By far the most-talked about development for existing energy systems is the emergence of smart grid technology, which, according to BCG, will be among the main enablers of distributed power in the developed world. A GTM Research report forecasted the smart grid market will surpass the $400bn mark by 2020 and rack up an over-eight percent growth rate in each of the next five years. If only to acclimatise to this new landscape, utilities must make allowances for new sources of supply and invest not only in grid maintenance but, more importantly, grid infrastructure technology. “Energy would evolve from a commodity to value-added service”, said Rajit Gadh.
According to IBM, utilities are a necessary part of the energy landscape, though disruptive innovation is as much a part of the modern industry. The challenge for the energy market, therefore, is to find a balance between new and old systems, and utilities have an important part to play in reconciling the differences between the two. According to the Global Smart Grid Federation, “smart grids anticipate and respond to system disturbances in a self-healing manner, enable active consumer participation, accommodate all generation and storage options, enable new eco opportunities, optimise asset utilisation and efficient operation, and provide the power quality needed in a digital economy. The smart grid brings together the idea of grid modernisation and the closer integration of all actors in our electricity system”.

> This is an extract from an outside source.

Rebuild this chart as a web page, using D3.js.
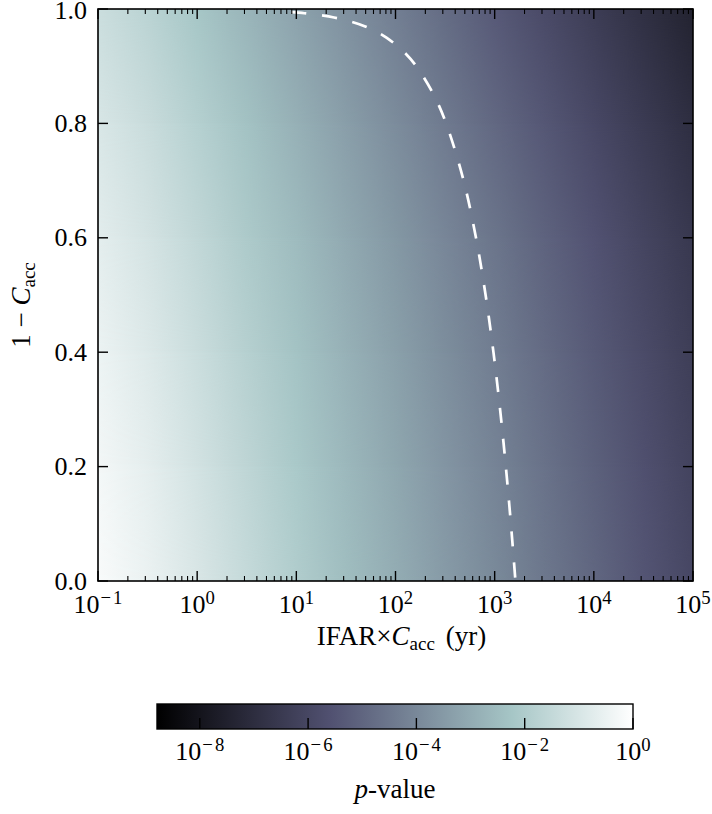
<!DOCTYPE html>
<html>
<head>
<meta charset="utf-8">
<script src="https://cdn.jsdelivr.net/npm/d3@7"></script>
<style>
  html, body { margin: 0; padding: 0; background: #fff; }
  svg { display: block; }
  text { font-family: "Liberation Serif", "DejaVu Serif", serif; fill: #000; }
</style>
</head>
<body>
<svg id="chart" width="712" height="814"></svg>
<script>
// ---------------- data ----------------
// columns of the p-value map: log10 of IFAR x C_acc (yr)
const gridLogX = [-1, -0.5, 0, 0.5, 1, 1.5, 2, 2.5, 3, 3.5, 4, 4.5, 5];
// rows of the p-value map: 1 - C_acc
const gridY = [0, 0.2, 0.4, 0.6, 0.8, 1.0];
// log10(p-value) at each row (outer) and column (inner)
const logPRow00 = [-0.16, -0.50, -0.96, -1.46, -1.96, -2.46, -2.96, -3.46, -3.96, -4.46, -4.96, -5.46, -5.96];
const logPRow02 = [-0.30, -0.66, -1.13, -1.63, -2.13, -2.63, -3.13, -3.63, -4.13, -4.63, -5.13, -5.63, -6.13];
const logPRow04 = [-0.48, -0.85, -1.33, -1.83, -2.33, -2.83, -3.33, -3.83, -4.33, -4.83, -5.33, -5.83, -6.33];
const logPRow06 = [-0.70, -1.08, -1.56, -2.06, -2.56, -3.06, -3.56, -4.06, -4.56, -5.06, -5.56, -6.06, -6.56];
const logPRow08 = [-0.98, -1.36, -1.85, -2.36, -2.87, -3.38, -3.89, -4.40, -4.91, -5.42, -5.93, -6.44, -6.95];
const logPRow10 = [-1.34, -1.72, -2.22, -2.74, -3.26, -3.78, -4.30, -4.82, -5.34, -5.86, -6.38, -6.90, -7.42];
const logPRows = [logPRow00, logPRow02, logPRow04, logPRow06, logPRow08, logPRow10];

// dashed curve
const lineIFARxC = [8.9, 12, 16, 24, 32, 48, 65, 81, 120, 162, 243, 324, 486, 648, 810, 972, 1134, 1296, 1458, 1620];
const lineOneMinusC = [0.9945, 0.9926, 0.9901, 0.9852, 0.9802, 0.9704, 0.96, 0.95, 0.926, 0.90, 0.85, 0.80, 0.70, 0.60, 0.50, 0.40, 0.30, 0.20, 0.10, 0.0];

// ticks
const xTickExps = [-1, 0, 1, 2, 3, 4, 5];
const yTicks = [0.0, 0.2, 0.4, 0.6, 0.8, 1.0];
const cbarTickExps = [-8, -6, -4, -2, 0];
const cbarLogMin = -8.79, cbarLogMax = 0;

// ---------------- layout ----------------
const svg = d3.select("#chart");
const L = 98, R = 693, T = 9, B = 581;
const CBL = 157, CBR = 633, CBT = 704, CBB = 729;

const x = d3.scaleLog().domain([0.1, 1e5]).range([L, R]);
const y = d3.scaleLinear().domain([0, 1]).range([B, T]);
const cbx = d3.scaleLinear().domain([cbarLogMin, cbarLogMax]).range([CBL, CBR]);

// bone colormap (matplotlib) breakpoints
const boneStops = [0, 0.365079, 0.746032, 1];
const boneColors = ["rgb(0,0,0)", "rgb(81,81,113)", "rgb(166,198,198)", "rgb(255,255,255)"];
const bone = d3.scaleLinear().domain(boneStops).range(boneColors).interpolate(d3.interpolateRgb).clamp(true);
const norm = d3.scaleLinear().domain([cbarLogMin, cbarLogMax]).range([0, 1]).clamp(true);
const colorOf = lp => bone(norm(lp));

const defs = svg.append("defs");
defs.append("clipPath").attr("id", "plotclip")
  .append("rect").attr("x", L).attr("y", T).attr("width", R - L).attr("height", B - T);

// horizontal gradients for each row
logPRows.forEach((row, j) => {
  const g = defs.append("linearGradient").attr("id", "row" + j)
    .attr("gradientUnits", "userSpaceOnUse")
    .attr("x1", L).attr("y1", 0).attr("x2", R).attr("y2", 0);
  row.forEach((lp, i) => {
    g.append("stop")
      .attr("offset", (x(Math.pow(10, gridLogX[i])) - L) / (R - L))
      .attr("stop-color", colorOf(lp));
  });
});
// vertical fade mask (bottom transparent -> top opaque)
const vg = defs.append("linearGradient").attr("id", "vfade")
  .attr("x1", 0).attr("y1", 1).attr("x2", 0).attr("y2", 0);
vg.append("stop").attr("offset", 0).attr("stop-color", "#000");
vg.append("stop").attr("offset", 1).attr("stop-color", "#fff");
defs.append("mask").attr("id", "vmask")
  .attr("maskUnits", "objectBoundingBox").attr("maskContentUnits", "objectBoundingBox")
  .append("rect").attr("x", 0).attr("y", 0).attr("width", 1).attr("height", 1).attr("fill", "url(#vfade)");

const field = svg.append("g").attr("clip-path", "url(#plotclip)");
for (let j = 0; j < gridY.length - 1; j++) {
  const yb = y(gridY[j]), yt = y(gridY[j + 1]);
  field.append("rect").attr("x", L).attr("width", R - L)
    .attr("y", yt - 0.5).attr("height", yb - yt + 1).attr("fill", "url(#row" + j + ")");
  field.append("rect").attr("x", L).attr("width", R - L)
    .attr("y", yt - 0.5).attr("height", yb - yt + 1).attr("fill", "url(#row" + (j + 1) + ")")
    .attr("mask", "url(#vmask)");
}

// dashed line
const linePts = lineIFARxC.map((v, i) => ({ x: v, y: lineOneMinusC[i] }));
field.append("path")
  .datum(linePts)
  .attr("d", d3.line().x(d => x(d.x)).y(d => y(d.y)).curve(d3.curveCatmullRom.alpha(0.5)))
  .attr("fill", "none").attr("stroke", "#fff").attr("stroke-width", 2.7)
  .attr("stroke-dasharray", "15,16");

// ---------------- axes ----------------
const ax = svg.append("g").attr("stroke", "#000").attr("stroke-width", 1.4);
const majorLen = 10, minorLen = 5;
const minorX = [];
for (let e = -1; e < 5; e++) for (let m = 2; m <= 9; m++) minorX.push(m * Math.pow(10, e));
xTickExps.forEach(e => {
  const px = x(Math.pow(10, e));
  ax.append("line").attr("x1", px).attr("x2", px).attr("y1", B).attr("y2", B - majorLen);
  ax.append("line").attr("x1", px).attr("x2", px).attr("y1", T).attr("y2", T + majorLen);
});
minorX.forEach(v => {
  const px = x(v);
  ax.append("line").attr("x1", px).attr("x2", px).attr("y1", B).attr("y2", B - minorLen).attr("stroke-width", 1.1);
  ax.append("line").attr("x1", px).attr("x2", px).attr("y1", T).attr("y2", T + minorLen).attr("stroke-width", 1.1);
});
yTicks.forEach(v => {
  const py = y(v);
  ax.append("line").attr("x1", L).attr("x2", L + majorLen).attr("y1", py).attr("y2", py);
  ax.append("line").attr("x1", R).attr("x2", R - majorLen).attr("y1", py).attr("y2", py);
});
svg.append("rect").attr("x", L).attr("y", T).attr("width", R - L).attr("height", B - T)
  .attr("fill", "none").attr("stroke", "#000").attr("stroke-width", 1.6);

// tick labels
function powLabel(g, px, py, exp, size) {
  const t = g.append("text").attr("x", px).attr("y", py).attr("text-anchor", "middle")
    .style("font-size", size + "px");
  t.append("tspan").text("10");
  const sup = t.append("tspan").attr("dy", -0.36 * size).style("font-size", (size * 0.72) + "px");
  if (exp < 0) {
    sup.append("tspan").attr("dx", 1).text("\u2212");
    sup.append("tspan").attr("dx", 2).text(String(Math.abs(exp)));
  } else {
    sup.text(String(exp));
  }
}
xTickExps.forEach(e => powLabel(svg, x(Math.pow(10, e)), 613, e, 26));
yTicks.forEach(v => {
  svg.append("text").attr("x", 87).attr("y", y(v) + (v === 1 ? 9.5 : 8.5)).attr("text-anchor", "end")
    .style("font-size", "26px").text(v.toFixed(1));
});

// axis labels
const xl = svg.append("text").attr("x", (L + R) / 2 + 6).attr("y", 645).attr("text-anchor", "middle")
  .style("font-size", "27px");
xl.append("tspan").text("IFAR\u00d7");
xl.append("tspan").style("font-style", "italic").text("C");
xl.append("tspan").attr("dy", 5).style("font-size", "19px").text("acc");
xl.append("tspan").attr("dy", -5).attr("dx", 4).text(" (yr)");

const yl = svg.append("text").attr("transform", `translate(30,${(T + B) / 2 + 10}) rotate(-90)`)
  .attr("text-anchor", "middle").style("font-size", "27px");
yl.append("tspan").text("1 \u2212 ");
yl.append("tspan").style("font-style", "italic").text("C");
yl.append("tspan").attr("dy", 5).style("font-size", "19px").text("acc");

// ---------------- colorbar ----------------
const cg = defs.append("linearGradient").attr("id", "cbar")
  .attr("gradientUnits", "userSpaceOnUse").attr("x1", CBL).attr("x2", CBR).attr("y1", 0).attr("y2", 0);
boneStops.forEach((s, i) => cg.append("stop").attr("offset", s).attr("stop-color", boneColors[i]));
svg.append("rect").attr("x", CBL).attr("y", CBT).attr("width", CBR - CBL).attr("height", CBB - CBT)
  .attr("fill", "url(#cbar)").attr("stroke", "#000").attr("stroke-width", 1.4);
cbarTickExps.forEach(e => {
  const px = cbx(e);
  svg.append("line").attr("x1", px).attr("x2", px).attr("y1", CBB).attr("y2", CBB - 11)
    .attr("stroke", "#000").attr("stroke-width", 1.4);
  powLabel(svg, px, 760, e, 26);
});
const cl = svg.append("text").attr("x", (CBL + CBR) / 2).attr("y", 798).attr("text-anchor", "middle")
  .style("font-size", "27px");
cl.append("tspan").style("font-style", "italic").text("p");
cl.append("tspan").text("-value");
</script>
</body>
</html>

Despite what many assume, decentralised energy has not brought an end to the grid, but rather paved the way for a more efficient and modernised system. The smart grid is very much a product of our time, and here, as with distributed power, great strides can be taken to realise broad-based gains with regards to sustainability and reliability. The energy market of the future need not necessarily lie with decentralised solutions, but we should not assume on- and off-grid solutions are mutually exclusive. Surely the future lies not with any one, but a combination of decentralised and centralised systems: only when the two work hand-in-hand will the real transformation be made.